- Ethereum ETFs suffered $787.6 million in outflows between September 2–5, with the largest single-day withdrawal hitting $446.8 million.
- Bitcoin ETFs recorded $250.3 million net inflows during the same period, showing investor preference for BTC amid macro uncertainty.
- Analysts cite staking restrictions and Ethereum’s “higher-beta” nature as reasons institutions are pulling back.
- Despite ETF withdrawals, whale investors increased ETH holdings by 14% over five months, suggesting long-term confidence remains.
- Ethereum ETFs and corporate reserves now hold nearly 8% of ETH’s total supply, up from 3% in April.
Ethereum ETFs Face Major Outflows
Ethereum exchange-traded funds (ETFs) experienced a sharp downturn last week, recording four consecutive days of outflows totaling $787.6 million from September 2–5. The largest single-day outflow occurred on September 5, when $446.8 million exited the market, marking one of the most severe capital flights since the launch of U.S. spot Ethereum ETFs.

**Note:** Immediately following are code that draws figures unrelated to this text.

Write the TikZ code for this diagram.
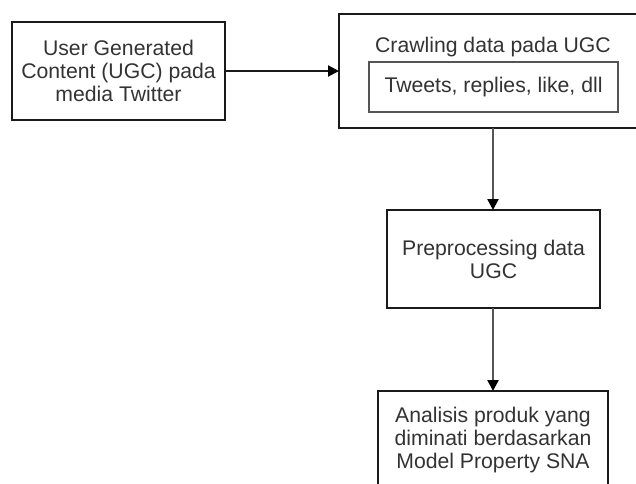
\documentclass[tikz,border=0pt]{standalone}
\usepackage{fontspec}
\setmainfont{Liberation Sans}
\usetikzlibrary{arrows.meta}
\definecolor{txt}{HTML}{333333}
\definecolor{edge}{HTML}{1A1A1A}
\definecolor{conn}{HTML}{555555}
\begin{document}
\begin{tikzpicture}[x=1pt,y=-1pt,
  box/.style={draw=edge,line width=2pt,fill=white},
  inbox/.style={draw=conn,line width=2pt,fill=white},
  lbl/.style={text=txt,font=\fontsize{21.2}{23}\selectfont,align=center,inner sep=0pt},
  conn/.style={draw=conn,line width=2.4pt,-{Triangle[length=11pt,width=11pt,fill=black,color=black]}}]
\useasboundingbox (0,0) rectangle (636,483);
\clip (0,0) rectangle (636,483);
% boxes
\draw[box] (12,22) rectangle (225,120);
\node[lbl] (ugc) at (118.5,71) {User Generated\\Content (UGC) pada\\media Twitter};
\coordinate (ugcE) at (225,71);
\draw[box] (339,14) rectangle (660,128);
\node[lbl] (crawl) at (493,47) {Crawling data pada UGC};
\coordinate (crawlW) at (339,71);
\coordinate (crawlS) at (493,128);
\draw[inbox] (369,62) rectangle (618,112);
\node[lbl] (tweets) at (493.5,87) {Tweets, replies, like, dll};
\draw[box] (387,210) rectangle (600,308);
\node[lbl] (pre) at (493.5,259.5) {Preprocessing data\\UGC};
\coordinate (preN) at (493,210);
\coordinate (preS) at (493,308);
\draw[box] (378,391) rectangle (608,489);
\node[lbl] (ana) at (493,440) {Analisis produk yang\\diminati berdasarkan\\Model Property SNA};
\coordinate (anaN) at (493,391);
% connectors
\draw[conn,draw=edge,line width=2pt] (ugcE) -- (crawlW);
\draw[conn] (crawlS) -- (preN);
\draw[conn] (preS) -- (anaN);
\end{tikzpicture}
\end{document}
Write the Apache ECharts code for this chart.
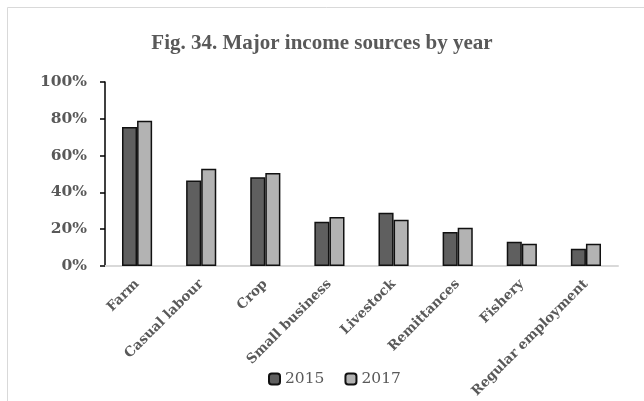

Also Read: Ethereum ETFs Face Four-Day Outflow Streak as ETH Price Stalls
Grayscale’s ETHE led the exodus with $309.9 million in outflows, while Fidelity’s FETH lost $216.7 million a day earlier. Even BlackRock’s ETHA, which posted $148.8 million in inflows on September 4, reversed course with $309.9 million in withdrawals the following day.
In contrast, Bitcoin ETFs recorded net inflows of $250.3 million over the same four-day period, as investors shifted toward BTC as a safer hedge during turbulent markets.
Why Institutions Are Rotating Out of Ethereum
Analysts point to two main factors driving the retreat:
- Staking Restrictions – Unlike direct ETH ownership, U.S.-listed Ethereum ETFs cannot stake holdings, making exposure less attractive during risk-off periods.
- Macro Anxiety & Recession Fears – Weak labor data and global recession risks have pushed institutions toward Bitcoin as the “safer” play, given ETH’s reputation as a higher-beta asset.
“ETH is seen as a higher-beta play. That makes it the first target when risk appetite decreases,” noted Konstantin Anissimov, Global CEO of Currency.com.
Ethereum Whale Accumulation Tells a Different Story
Interestingly, while ETFs saw heavy outflows, Ethereum whales are ramping up their accumulation. According to Santiment, wallets holding 1,000–100,000 ETH increased their holdings by 14% over the past five months, suggesting confidence in Ethereum’s long-term fundamentals.
Ethereum ETFs and company reserves now account for 7.98% of the total ETH supply, up from just 3% in April. This sharp rise shows corporate treasuries and strategic reserves continue to back Ethereum despite short-term ETF volatility.
Ethereum vs. Bitcoin Performance
At the time of writing, Ethereum trades at $4,304, flat on the day but down 3.3% over the past week. Bitcoin, meanwhile, is outperforming, trading at $111,811 with gains of 0.5% in the last 24 hours and 2.1% over the past seven days.
The divergence highlights Ethereum’s ETF-linked headwinds compared to Bitcoin’s stronger institutional positioning.
Timing vs. Conviction
Despite the institutional exodus, many experts argue this is profit-taking and repositioning rather than a loss of confidence. Ethereum’s DeFi ecosystem, staking growth, and whale accumulation remain bullish signals.
As VALR CEO Farzam Ehsani explained, “Last week’s record outflows from Ethereum ETFs should be seen less as a vote of no confidence and more as natural repositioning.”
With fundamentals intact and nearly 8% of supply locked in ETFs and reserves, Ethereum may still be poised for long-term strength, even as short-term volatility weighs on institutional flows.